Abstract

Berk and Parkers’ article ‘The elephant on the couch: side-effects of psychotherapy’ is a timely and much needed acknowledgement of the need to remember the hallowed medical rule primum non nocere [1]. All clinicians need to acknowledge that any treatment that has the capacity to greatly help the patient can also in equal measure have the potential to cause harm. One cannot acknowledge one without the other and so it is welcome that psychotherapy is openly described as helpful and efficacious. I am assuming that the term ‘psychotherapy’, as used by the authors, refers to dynamically informed treatments unless specifically noted otherwise.
The article, however, fails to make a vital distinction: that of differentiating the effects of a treatment that would occur regardless of the practitioner involved, from the impact of the individual clinician and their idiosyncrasies, upon the patients.
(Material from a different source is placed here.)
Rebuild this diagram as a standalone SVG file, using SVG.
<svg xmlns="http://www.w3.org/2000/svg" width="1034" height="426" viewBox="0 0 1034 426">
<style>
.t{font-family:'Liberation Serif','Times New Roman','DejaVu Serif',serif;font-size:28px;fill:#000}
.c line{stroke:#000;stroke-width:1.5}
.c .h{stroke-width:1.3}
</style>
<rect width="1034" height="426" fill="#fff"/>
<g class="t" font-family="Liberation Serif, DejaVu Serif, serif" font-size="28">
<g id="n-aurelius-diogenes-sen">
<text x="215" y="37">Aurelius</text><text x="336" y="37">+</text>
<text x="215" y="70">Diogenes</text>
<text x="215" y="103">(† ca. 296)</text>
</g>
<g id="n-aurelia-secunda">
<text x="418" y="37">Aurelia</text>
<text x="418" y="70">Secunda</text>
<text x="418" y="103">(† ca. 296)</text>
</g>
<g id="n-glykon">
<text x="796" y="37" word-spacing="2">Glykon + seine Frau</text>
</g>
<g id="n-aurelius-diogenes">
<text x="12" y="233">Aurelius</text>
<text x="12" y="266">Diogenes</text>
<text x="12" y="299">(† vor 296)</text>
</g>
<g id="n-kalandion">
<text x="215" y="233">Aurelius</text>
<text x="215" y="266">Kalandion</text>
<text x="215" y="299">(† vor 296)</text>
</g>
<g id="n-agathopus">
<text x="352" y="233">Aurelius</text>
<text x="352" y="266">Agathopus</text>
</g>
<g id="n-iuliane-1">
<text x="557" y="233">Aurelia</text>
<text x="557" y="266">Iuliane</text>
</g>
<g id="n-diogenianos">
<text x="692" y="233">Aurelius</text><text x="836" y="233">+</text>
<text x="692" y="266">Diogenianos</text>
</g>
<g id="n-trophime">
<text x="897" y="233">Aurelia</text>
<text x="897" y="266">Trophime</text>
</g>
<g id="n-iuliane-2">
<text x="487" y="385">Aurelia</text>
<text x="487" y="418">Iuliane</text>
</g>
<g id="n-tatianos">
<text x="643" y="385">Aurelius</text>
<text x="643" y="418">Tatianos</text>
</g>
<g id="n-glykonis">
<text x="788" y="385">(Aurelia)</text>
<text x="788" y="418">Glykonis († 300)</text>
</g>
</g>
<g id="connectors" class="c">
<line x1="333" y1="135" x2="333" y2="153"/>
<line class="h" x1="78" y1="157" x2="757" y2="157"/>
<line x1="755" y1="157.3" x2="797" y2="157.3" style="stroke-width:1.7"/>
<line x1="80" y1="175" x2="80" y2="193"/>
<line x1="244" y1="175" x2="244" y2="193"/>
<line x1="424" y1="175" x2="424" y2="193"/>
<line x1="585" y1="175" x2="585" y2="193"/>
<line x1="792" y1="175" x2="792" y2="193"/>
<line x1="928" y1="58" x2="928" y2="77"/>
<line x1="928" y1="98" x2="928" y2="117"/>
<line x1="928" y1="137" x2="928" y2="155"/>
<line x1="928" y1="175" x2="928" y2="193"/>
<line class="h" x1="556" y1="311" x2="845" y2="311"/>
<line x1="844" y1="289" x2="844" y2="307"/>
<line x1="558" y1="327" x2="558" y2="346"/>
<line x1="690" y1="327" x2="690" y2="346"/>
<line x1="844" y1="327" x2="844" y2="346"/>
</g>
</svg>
Most of the effects of therapy described are implied to be the result of the former, while they are really under the rubric of the latter. A marked example is the category of sexual exploration of patients, including a description of a sexually predatory therapist. Rank abuse is just that, not a side-effect of psychotherapy. We would not after all consider a patient being touched sexually in the course of an operation as a side-effect of the surgery, but as a result of the surgeon's own disturbance.
Psychotherapy, whatever the orientation, is not suitable for all patients regardless of their condition and personality. This has been clearly recognized by Roth and Fonagy in ‘What works for whom’ [2]. Inappropriate matching of patient, therapist and therapy will only lead to disappointment and frustration for all concerned, but some difficulties are to be expected. Worsening of some symptoms during the course of the therapy is considered normal for deeper change to occur. Similarly, if the patient carries within them part of their parents’ unacknowledged difficulties, getting better for the patient can mean a family member getting worse.
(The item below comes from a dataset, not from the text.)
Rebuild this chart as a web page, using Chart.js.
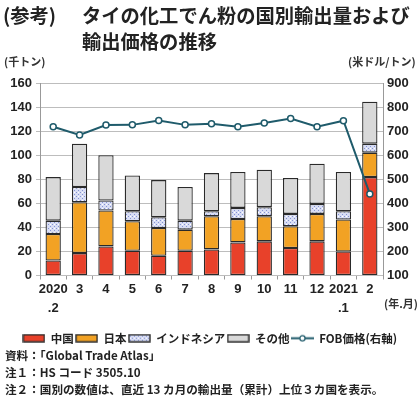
<!DOCTYPE html>
<html>
<head>
<meta charset="utf-8">
<script src="https://cdn.jsdelivr.net/npm/chart.js@4.4.1/dist/chart.umd.min.js"></script>
<style>
  body { margin: 0; background: #fff; font-family: "Liberation Sans", "Noto Sans CJK JP", sans-serif; color: #222; }
  #wrap { position: relative; width: 420px; height: 398px; overflow: hidden; }
  #chartBox { position: absolute; left: 0; top: 0; width: 420px; height: 398px; }
  .txt { position: absolute; white-space: nowrap; }
  .title { font-family: "Noto Sans CJK JP", sans-serif; font-size: 19.3px; font-weight: bold; color: #222; }
  .unit { font-family: "Noto Sans CJK JP", sans-serif; font-size: 11px; font-weight: bold; color: #333; }
  .note { font-family: "Noto Sans CJK JP", sans-serif; font-size: 11.6px; font-weight: bold; color: #222; }
</style>
</head>
<body>
<div id="wrap">
  <div id="chartBox"><canvas id="mainChart"></canvas></div>
  <div class="txt title" style="left:3px; top:1px;">(参考)</div>
  <div class="txt title" style="left:82px; top:1px;">タイの化工でん粉の国別輸出量および</div>
  <div class="txt title" style="left:82px; top:27px;">輸出価格の推移</div>
  <div class="txt unit" style="left:4px; top:53px;">(千トン)</div>
  <div class="txt unit" style="left:348px; top:53px;">(米ドル/トン)</div>
  <div class="txt unit" style="left:384px; top:295px;">(年.月)</div>
  <div class="txt note" style="left:5px; top:347px;">資料：「Global Trade Atlas」</div>
  <div class="txt note" style="left:5px; top:364px;">注１：HS コード 3505.10</div>
  <div class="txt note" style="left:5px; top:381px;">注２：国別の数値は、直近 13 カ月の輸出量（累計）上位３カ国を表示。</div>
</div>
<script>
var months = [["2020", ".2"], "3", "4", "5", "6", "7", "8", "9", "10", "11", "12", ["2021", ".1"], "2"];
var china = [12.5, 18.6, 24.2, 20.6, 16.4, 20.6, 21.7, 27.5, 28.4, 22.8, 28.4, 20.0, 81.8];
var japan = [22.0, 42.3, 29.8, 24.5, 23.1, 17.5, 27.5, 19.5, 20.8, 18.1, 22.8, 26.5, 20.3];
var indonesia = [11.1, 12.6, 8.3, 8.3, 8.9, 7.5, 4.2, 9.2, 7.6, 10.3, 8.3, 6.9, 7.5];
var others = [36.2, 36.1, 37.6, 29.8, 30.9, 27.9, 31.7, 29.8, 31.1, 29.8, 33.4, 32.6, 34.8];
var fobPrice = [718, 684, 725, 726, 744, 726, 731, 718, 734, 752, 718, 743, 439];

var leftTicks = [0, 160, 20];   // min, max, step
var rightTicks = [100, 900, 100];

var RED = "#e8412a", ORANGE = "#f2a224", GREY = "#d9d9d9", TEAL = "#1f5b6b", EDGE = "#2a2a2a";

function dotPattern()
{
    var c = document.createElement("canvas");
    c.width = 4; c.height = 4;
    var g = c.getContext("2d");
    g.fillStyle = "#d8ddf4";
    g.fillRect(0, 0, 4, 4);
    g.fillStyle = "#8593d2";
    g.fillRect(0, 0, 1, 1);
    g.fillRect(2, 2, 1, 1);
    g.fillStyle = "#ffffff";
    g.fillRect(2, 0, 1, 1);
    return g.createPattern(c, "repeat");
}
var INDO = dotPattern();

// legend symbols drawn as small canvases
function boxIcon(fill)
{
    var c = document.createElement("canvas");
    c.width = 23; c.height = 9;
    var g = c.getContext("2d");
    g.fillStyle = fill;
    g.fillRect(1, 1, 21, 7);
    g.strokeStyle = EDGE;
    g.lineWidth = 1.4;
    g.strokeRect(1, 1, 21, 7);
    return c;
}
function lineIcon()
{
    var c = document.createElement("canvas");
    c.width = 23; c.height = 9;
    var g = c.getContext("2d");
    g.strokeStyle = TEAL;
    g.lineWidth = 2;
    g.beginPath(); g.moveTo(0, 4.5); g.lineTo(23, 4.5); g.stroke();
    g.fillStyle = "#fff";
    g.lineWidth = 1.3;
    g.beginPath(); g.arc(11.5, 4.5, 2.6, 0, Math.PI * 2); g.fill(); g.stroke();
    return c;
}

var baseFont = { family: "'Liberation Sans', 'Noto Sans CJK JP', sans-serif", size: 13, weight: "bold", lineHeight: 1.5 };

function barSet(label, data, color)
{
    return {
        type: "bar",
        label: label,
        data: data,
        backgroundColor: color,
        borderColor: EDGE,
        borderWidth: 1.3,
        borderSkipped: false,
        stack: "vol",
        yAxisID: "y",
        order: 2,
        categoryPercentage: 1,
        barPercentage: 0.58,
        legendIcon: boxIcon(color)
    };
}

var datasets = [
    barSet("中国", china, RED),
    barSet("日本", japan, ORANGE),
    barSet("インドネシア", indonesia, INDO),
    barSet("その他", others, GREY),
    {
        type: "line",
        label: "FOB価格(右軸)",
        data: fobPrice,
        yAxisID: "y1",
        borderColor: TEAL,
        borderWidth: 2,
        pointRadius: 3,
        pointBorderWidth: 1.5,
        pointBackgroundColor: "#fff",
        pointBorderColor: TEAL,
        tension: 0,
        order: 1,
        legendIcon: lineIcon()
    }
];

new Chart("mainChart", {
    data: { labels: months, datasets: datasets },
    options: {
        responsive: true,
        maintainAspectRatio: false,
        animation: false,
        layout: { padding: { top: 83, bottom: 44, left: 0, right: 0 } },
        plugins: {
            tooltip: { enabled: false },
            legend: {
                position: "bottom",
                labels: {
                    usePointStyle: true,
                    pointStyleWidth: 22,
                    padding: 2,
                    color: "#222",
                    font: { family: "'Noto Sans CJK JP', sans-serif", size: 11.5, weight: "bold" },
                    generateLabels: function(chart)
                    {
                        return chart.data.datasets.map(function(ds, i) {
                            return { text: ds.label, pointStyle: ds.legendIcon, datasetIndex: i,
                                     fillStyle: "#fff", strokeStyle: "#fff", lineWidth: 0, fontColor: "#222" };
                        });
                    }
                }
            }
        },
        scales: {
            x: {
                stacked: true,
                grid: { drawOnChartArea: false, drawTicks: true, tickLength: 4, color: "#999" },
                border: { display: false },
                ticks: { color: "#222", font: baseFont, maxRotation: 0, autoSkip: false, padding: 0 },
                afterFit: function(s) { s.height = 55; }
            },
            y: {
                stacked: true,
                position: "left",
                min: leftTicks[0],
                max: leftTicks[1],
                ticks: { stepSize: leftTicks[2], color: "#222", font: baseFont, padding: 4 },
                grid: { color: "#bdbdbd", lineWidth: 1, tickLength: 4 },
                border: { color: "#999" },
                afterFit: function(s) { s.width = 40; }
            },
            y1: {
                position: "right",
                min: rightTicks[0],
                max: rightTicks[1],
                ticks: { stepSize: rightTicks[2], color: "#222", font: baseFont, padding: 4 },
                grid: { drawOnChartArea: false, tickLength: 0 },
                border: { color: "#999" },
                afterFit: function(s) { s.width = 37; }
            }
        }
    }
});
</script>
</body>
</html>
It is not only for researchers to consider the effect of the therapist upon the patient, but for us as a profession and for the clinicians themselves. The side-effects described by Berk and Parker are caused by human factors, not an external agency such as the pharmaceutical substance. Poor assessment of the patient's suitability for specific treatment, inadequate technique, lack of understanding of the patient's experience of the therapist and collusion with parasitic wishes for excess dependency on the part of the patient, are not intrinsic to psychotherapy as a physical symptom is to a drug. They are deficiencies that can be addressed.
First, there needs to be adequate training of psychiatrists in psychotherapy, the ‘efficacious cornerstone of current practice’. More importantly, there also needs to be a recognition for all clinicians who see patients over a period of time, whether this is psychotherapy of a supportive kind or other, of the imperative to seek other's counsel. This can be a peer group or a senior colleague. The scourge of omnipotence, the belief that we should be able to handle all patients regardless of difficulty purely on our own, is a high price to pay, as has been well documented by Berk and Parker.